Search code examples
c++gccx86clangcompiler-optimization

Why does GCC generate a faster program than Clang in this recursive Fibonacci code?


This is the code that I tested:

#include <iostream>
#include <chrono>
using namespace std;

#define CHRONO_NOW                  chrono::high_resolution_clock::now()
#define CHRONO_DURATION(first,last) chrono::duration_cast<chrono::duration<double>>(last-first).count()

int fib(int n) {
    if (n<2) return n;
    return fib(n-1) + fib(n-2);
}

int main() {
    auto t0 = CHRONO_NOW;
    cout << fib(45) << endl;
    cout << CHRONO_DURATION(t0, CHRONO_NOW) << endl;
    return 0;
}

Of course, there are much faster ways of calculating Fibonacci numbers, but this is a good little stress test that focuses on recursive function calls. There's nothing else to the code, other than the use of chrono for measuring time.

First I ran the test a couple of times in Xcode on OS X (so that's clang), using -O3 optimization. It took about 9 seconds to run.

Then, I compiled the same code with gcc (g++) on Ubuntu (using -O3 again), and that version only took about 6.3 seconds to run! Also, I was running Ubuntu inside VirtualBox on my mac, which could only affect the performance negatively, if at all.

So there you go:

  • Clang on OS X -> ~9 secs
  • gcc on Ubuntu in VirtualBox -> ~6.3 secs.

I know that these are completely different compilers so they do stuff differently, but all the tests I've seen featuring gcc and clang only showed much less of a difference, and in some cases, the difference was the other way around (clang being faster).

So is there any logical explanation why gcc beats clang by miles in this particular example?


Solution

  • I wouldn't say that gcc beats clang by miles. In my opinion, the performance difference (6.3 seconds vs 9 seconds) is rather small. On my FreeBSD system, clang requires 26.12 seconds and gcc requires 10.55 seconds.

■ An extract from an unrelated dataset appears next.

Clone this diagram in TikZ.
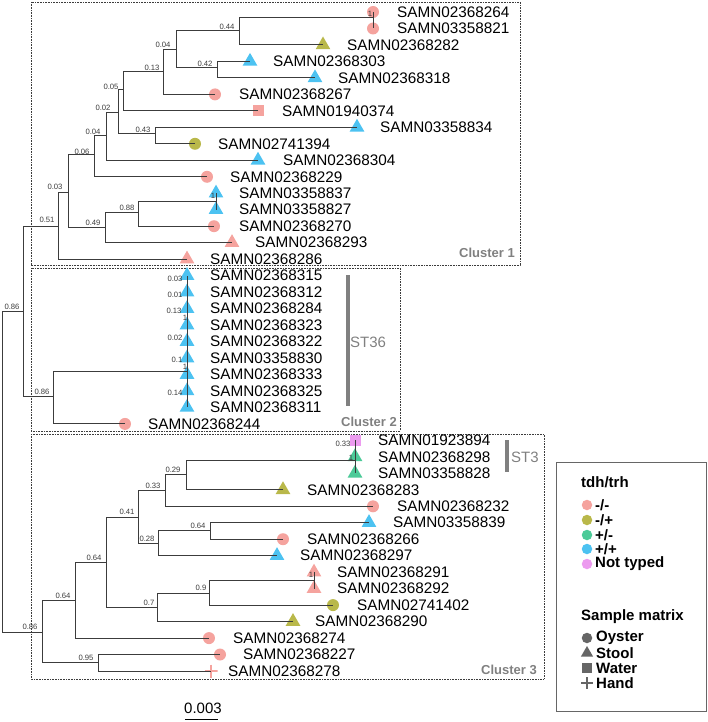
\documentclass[tikz,border=0pt]{standalone}
\usepackage{fontspec}
\setmainfont{Liberation Sans}
\usetikzlibrary{shapes.geometric}
\definecolor{cA}{HTML}{F5A39E}
\definecolor{cB}{HTML}{B9B84A}
\definecolor{cC}{HTML}{4CCA98}
\definecolor{cD}{HTML}{4CC2F1}
\definecolor{cE}{HTML}{EC9BEF}
\definecolor{brc}{HTML}{3C3C3C}
\definecolor{gry}{HTML}{808080}
\definecolor{lgg}{HTML}{666666}
\tikzset{
  circ/.style={circle, fill=#1, minimum size=12pt, inner sep=0pt},
  tri/.style={regular polygon, regular polygon sides=3, fill=#1, minimum size=17pt, inner sep=0pt},
  sq/.style={rectangle, fill=#1, minimum size=11pt, inner sep=0pt},
  plusm/.style={rectangle, minimum size=13pt, inner sep=0pt, path picture={
     \draw[#1, line width=2.5pt] (path picture bounding box.north) -- (path picture bounding box.south)
       (path picture bounding box.west) -- (path picture bounding box.east);}},
  lab/.style={anchor=west, inner sep=0pt, font=\fontsize{15.3}{16}\selectfont},
  bs/.style={inner sep=0pt, text=brc, font=\fontsize{7.7}{8}\selectfont},
  br/.style={draw=brc, line width=1pt},
  boxd/.style={draw=brc, line width=0.8pt, dash pattern=on 0.8pt off 0.8pt},
  clab/.style={anchor=east, inner sep=0pt, text=gry, font=\fontsize{13}{14}\selectfont\bfseries},
  stbar/.style={draw=gry, line width=4pt},
  stlab/.style={anchor=west, inner sep=0pt, text=gry, font=\fontsize{15}{16}\selectfont},
  leg/.style={anchor=west, inner sep=0pt, font=\fontsize{15}{16}\selectfont\bfseries},
  lcirc/.style={circle, fill=#1, minimum size=10.5pt, inner sep=0pt}
}
\begin{document}
\begin{tikzpicture}[x=1pt, y=-1pt]
\useasboundingbox (0,0) rectangle (708,722);
% cluster boxes
\draw[boxd] (31,2) rectangle (520,265);
\draw[boxd] (31,268) rectangle (400,431);
\draw[boxd] (31,434) rectangle (544,679);
\node[clab] (cl1) at (515,253) {Cluster 1};
\node[clab] (cl2) at (397,422) {Cluster 2};
\node[clab] (cl3) at (537,670) {Cluster 3};
% ST bars
\draw[stbar] (348,275) -- (348,406);
\node[stlab] (st36) at (350,342) {ST36};
\draw[stbar] (507,440) -- (507,472);
\node[stlab] (st3) at (511,457) {ST3};
% markers
\node[circ=cA] (m0) at (373,12.0) {};
\node[circ=cA] (m1) at (373,28.5) {};
\node[tri=cB] (m2) at (323,45.0) {};
\node[tri=cD] (m3) at (250,61.4) {};
\node[tri=cD] (m4) at (315,77.9) {};
\node[circ=cA] (m5) at (215,94.4) {};
\node[sq=cA] (m6) at (258,110.9) {};
\node[tri=cD] (m7) at (357,127.3) {};
\node[circ=cB] (m8) at (195,143.8) {};
\node[tri=cD] (m9) at (258,160.3) {};
\node[circ=cA] (m10) at (207,176.8) {};
\node[tri=cD] (m11) at (216,193.2) {};
\node[tri=cD] (m12) at (216,209.7) {};
\node[circ=cA] (m13) at (214,226.2) {};
\node[tri=cA] (m14) at (232,242.7) {};
\node[tri=cA] (m15) at (187,259.1) {};
\node[tri=cD] (m16) at (187,275.6) {};
\node[tri=cD] (m17) at (187,292.1) {};
\node[tri=cD] (m18) at (187,308.6) {};
\node[tri=cD] (m19) at (187,325.0) {};
\node[tri=cD] (m20) at (187,341.5) {};
\node[tri=cD] (m21) at (187,358.0) {};
\node[tri=cD] (m22) at (187,374.5) {};
\node[tri=cD] (m23) at (187,390.9) {};
\node[tri=cD] (m24) at (187,407.4) {};
\node[circ=cA] (m25) at (125,423.9) {};
\node[sq=cE] (m26) at (355,440.4) {};
\node[tri=cC] (m27) at (355,456.8) {};
\node[tri=cC] (m28) at (355,473.3) {};
\node[tri=cB] (m29) at (283,489.8) {};
\node[circ=cA] (m30) at (373,506.3) {};
\node[tri=cD] (m31) at (369,522.7) {};
\node[circ=cA] (m32) at (283,539.2) {};
\node[tri=cD] (m33) at (277,555.7) {};
\node[tri=cA] (m34) at (314,572.2) {};
\node[tri=cA] (m35) at (314,588.6) {};
\node[circ=cB] (m36) at (333,605.1) {};
\node[tri=cB] (m37) at (293,621.6) {};
\node[circ=cA] (m38) at (209,638.1) {};
\node[circ=cA] (m39) at (220,654.5) {};
\node[plusm=cA] (m40) at (211,671.0) {};
% leaf labels
\node[lab] (t0) at (397,12.0) {SAMN02368264};
\node[lab] (t1) at (397,28.5) {SAMN03358821};
\node[lab] (t2) at (347,45.0) {SAMN02368282};
\node[lab] (t3) at (273,61.4) {SAMN02368303};
\node[lab] (t4) at (338,77.9) {SAMN02368318};
\node[lab] (t5) at (239,94.4) {SAMN02368267};
\node[lab] (t6) at (282,110.9) {SAMN01940374};
\node[lab] (t7) at (380,127.3) {SAMN03358834};
\node[lab] (t8) at (218,143.8) {SAMN02741394};
\node[lab] (t9) at (283,160.3) {SAMN02368304};
\node[lab] (t10) at (230,176.8) {SAMN02368229};
\node[lab] (t11) at (239,193.2) {SAMN03358837};
\node[lab] (t12) at (239,209.7) {SAMN03358827};
\node[lab] (t13) at (239,226.2) {SAMN02368270};
\node[lab] (t14) at (255,242.7) {SAMN02368293};
\node[lab] (t15) at (210,259.1) {SAMN02368286};
\node[lab] (t16) at (210,275.6) {SAMN02368315};
\node[lab] (t17) at (210,292.1) {SAMN02368312};
\node[lab] (t18) at (210,308.6) {SAMN02368284};
\node[lab] (t19) at (210,325.0) {SAMN02368323};
\node[lab] (t20) at (210,341.5) {SAMN02368322};
\node[lab] (t21) at (210,358.0) {SAMN03358830};
\node[lab] (t22) at (210,374.5) {SAMN02368333};
\node[lab] (t23) at (210,390.9) {SAMN02368325};
\node[lab] (t24) at (210,407.4) {SAMN02368311};
\node[lab] (t25) at (148,423.9) {SAMN02368244};
\node[lab] (t26) at (378,440.4) {SAMN01923894};
\node[lab] (t27) at (378,456.8) {SAMN02368298};
\node[lab] (t28) at (378,473.3) {SAMN03358828};
\node[lab] (t29) at (307,489.8) {SAMN02368283};
\node[lab] (t30) at (397,506.3) {SAMN02368232};
\node[lab] (t31) at (393,522.7) {SAMN03358839};
\node[lab] (t32) at (307,539.2) {SAMN02368266};
\node[lab] (t33) at (300,555.7) {SAMN02368297};
\node[lab] (t34) at (337,572.2) {SAMN02368291};
\node[lab] (t35) at (337,588.6) {SAMN02368292};
\node[lab] (t36) at (357,605.1) {SAMN02741402};
\node[lab] (t37) at (315,621.6) {SAMN02368290};
\node[lab] (t38) at (233,638.1) {SAMN02368274};
\node[lab] (t39) at (243,654.5) {SAMN02368227};
\node[lab] (t40) at (228,671.0) {SAMN02368278};
% internal coordinates
\coordinate (p264) at (373,18);
\coordinate (J) at (239,31);
\coordinate (K) at (217,68);
\coordinate (I) at (176,50);
\coordinate (H) at (163,72);
\coordinate (G) at (123,90);
\coordinate (L) at (155,134);
\coordinate (F) at (118,113);
\coordinate (E) at (106,136);
\coordinate (D) at (94,155);
\coordinate (p837) at (216,201.5);
\coordinate (N) at (138,212);
\coordinate (M) at (105,227);
\coordinate (C) at (68,192);
\coordinate (B) at (58,226);
\coordinate (g36) at (187,371);
\coordinate (O) at (53,396);
\coordinate (A) at (23,311);
\coordinate (R0) at (2,471);
\coordinate (g3) at (355,460);
\coordinate (V) at (186,474);
\coordinate (U) at (165,490);
\coordinate (X) at (210,530);
\coordinate (W) at (158,543);
\coordinate (T) at (138,517);
\coordinate (p291) at (314,580);
\coordinate (Z) at (209,593);
\coordinate (Y) at (157,607);
\coordinate (S) at (106,562);
\coordinate (R) at (75,600);
\coordinate (Q) at (98,662);
\coordinate (P) at (42,632);
% branches
\draw[br] (J) |- (p264);
\draw[br] (p264) |- (m0.center);
\draw[br] (p264) |- (m1.center);
\draw[br] (J) |- (m2.center);
\draw[br] (K) |- (m3.center);
\draw[br] (K) |- (m4.center);
\draw[br] (I) |- (J);
\draw[br] (I) |- (K);
\draw[br] (H) |- (I);
\draw[br] (H) |- (m5.center);
\draw[br] (G) |- (H);
\draw[br] (G) |- (m6.center);
\draw[br] (L) |- (m7.center);
\draw[br] (L) |- (m8.center);
\draw[br] (F) |- (G);
\draw[br] (F) |- (L);
\draw[br] (E) |- (F);
\draw[br] (E) |- (m9.center);
\draw[br] (D) |- (E);
\draw[br] (D) |- (m10.center);
\draw[br] (p837) |- (m11.center);
\draw[br] (p837) |- (m12.center);
\draw[br] (N) |- (p837);
\draw[br] (N) |- (m13.center);
\draw[br] (M) |- (N);
\draw[br] (M) |- (m14.center);
\draw[br] (C) |- (D);
\draw[br] (C) |- (M);
\draw[br] (B) |- (C);
\draw[br] (B) |- (m15.center);
\foreach \k in {16,...,24} {\draw[br] (g36) |- (m\k.center);}
\draw[br] (O) |- (g36);
\draw[br] (O) |- (m25.center);
\draw[br] (A) |- (B);
\draw[br] (A) |- (O);
\draw[br] (R0) |- (A);
\draw[br] (R0) |- (P);
\draw[br] (g3) |- (m26.center);
\draw[br] (g3) |- (m27.center);
\draw[br] (g3) |- (m28.center);
\draw[br] (V) |- (g3);
\draw[br] (V) |- (m29.center);
\draw[br] (U) |- (V);
\draw[br] (U) |- (m30.center);
\draw[br] (X) |- (m31.center);
\draw[br] (X) |- (m32.center);
\draw[br] (W) |- (X);
\draw[br] (W) |- (m33.center);
\draw[br] (T) |- (U);
\draw[br] (T) |- (W);
\draw[br] (p291) |- (m34.center);
\draw[br] (p291) |- (m35.center);
\draw[br] (Z) |- (p291);
\draw[br] (Z) |- (m36.center);
\draw[br] (Y) |- (Z);
\draw[br] (Y) |- (m37.center);
\draw[br] (S) |- (T);
\draw[br] (S) |- (Y);
\draw[br] (R) |- (S);
\draw[br] (R) |- (m38.center);
\draw[br] (Q) |- (m39.center);
\draw[br] (Q) |- (m40.center);
\draw[br] (P) |- (R);
\draw[br] (P) |- (Q);
% bootstrap labels
\node[bs] (b1) at (227,27) {0.44};
\node[bs] (b2) at (205,64) {0.42};
\node[bs] (b3) at (163,45) {0.04};
\node[bs] (b4) at (152,68) {0.13};
\node[bs] (b5) at (111,87) {0.05};
\node[bs] (b6) at (103,108) {0.02};
\node[bs] (b7) at (143,130) {0.43};
\node[bs] (b8) at (93,132) {0.04};
\node[bs] (b9) at (82,152) {0.06};
\node[bs] (b10) at (55,187) {0.03};
\node[bs] (b11) at (127,208) {0.88};
\node[bs] (b12) at (93,223) {0.49};
\node[bs] (b13) at (47,220) {0.51};
\node[bs] (b14) at (12,307) {0.86};
\node[bs] (b15) at (42,392) {0.86};
\node[bs] (b16) at (30,627) {0.86};
\node[bs] (b17) at (63,596) {0.64};
\node[bs] (b18) at (86,658) {0.95};
\node[bs] (b19) at (94,558) {0.64};
\node[bs] (b20) at (127,512) {0.41};
\node[bs] (b21) at (149,603) {0.7};
\node[bs] (b22) at (153,486) {0.33};
\node[bs] (b23) at (147,539) {0.28};
\node[bs] (b24) at (173,470) {0.29};
\node[bs] (b25) at (198,526) {0.64};
\node[bs] (b26) at (201,588) {0.9};
\node[bs] (b27) at (343,444) {0.33};
\node[bs] (b28) at (351,458) {1};
\node[bs] (b29) at (370,14) {1};
\node[bs] (b30) at (213,196) {1};
\node[bs] (b31) at (311,575) {1};
\node[bs] (b32) at (175,279) {0.03};
\node[bs] (b33) at (175,295) {0.01};
\node[bs] (b34) at (174,311) {0.13};
\node[bs] (b35) at (185,318) {1};
\node[bs] (b36) at (175,338) {0.02};
\node[bs] (b37) at (177,360) {0.1};
\node[bs] (b38) at (185,367) {1};
\node[bs] (b39) at (175,393) {0.14};
% legend
\draw[draw=lgg, line width=0.8pt] (556,462) rectangle (706,711);
\node[leg] (lh1) at (581,482) {tdh/trh};
\node[lcirc=cA] (lc1) at (587,505) {};
\node[lcirc=cB] (lc2) at (587,520) {};
\node[lcirc=cC] (lc3) at (587,535) {};
\node[lcirc=cD] (lc4) at (587,549) {};
\node[lcirc=cE] (lc5) at (587,564) {};
\node[leg] (lt1) at (595,505) {-/-};
\node[leg] (lt2) at (595,520) {-/+};
\node[leg] (lt3) at (595,535) {+/-};
\node[leg] (lt4) at (595,549) {+/+};
\node[leg] (lt5) at (595,564) {Not typed};
\node[leg] (lh2) at (581,617) {Sample matrix};
\node[lcirc=lgg] (ls1) at (587,638) {};
\node[regular polygon, regular polygon sides=3, fill=lgg, minimum size=14pt, inner sep=0pt] (ls2) at (587,653) {};
\node[sq=lgg, minimum size=10pt] (ls3) at (587,668) {};
\node[plusm=lgg, minimum size=12pt] (ls4) at (587,683) {};
\node[leg] (lm1) at (596,638) {Oyster};
\node[leg] (lm2) at (596,653) {Stool};
\node[leg] (lm3) at (596,668) {Water};
\node[leg] (lm4) at (596,683) {Hand};
% scale bar
\node[inner sep=0pt, font=\fontsize{15}{16}\selectfont] (sc) at (203,708) {0.003};
\coordinate (sc1) at (185,719);
\coordinate (sc2) at (218,719);
\draw[draw=black, line width=1pt] (sc1) -- (sc2);
\end{tikzpicture}
\end{document}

    However, the way to debug this is to use g++ -S and clang++ -S to get the assembly output.

    I tested this on my FreeBSD system. The assembly language files are too long to post here, but it appears that gcc performs multiple levels of inlining in the Fibonacci calculation function (there were 20 fib() calls in there!) whereas clang simply calls fib(n-1) and fib(n-2) with no levels of inlining.

    By the way, my gcc version was 4.2.1 20070831 patched [FreeBSD] and clang version was 3.1 (branches/release_31 156863) 20120523. These were the versions that come with the FreeBSD 9.1-RELEAESE base system. The CPU is AMD Turion II Neo N40L Dual-Core Processor (1497.54-MHz).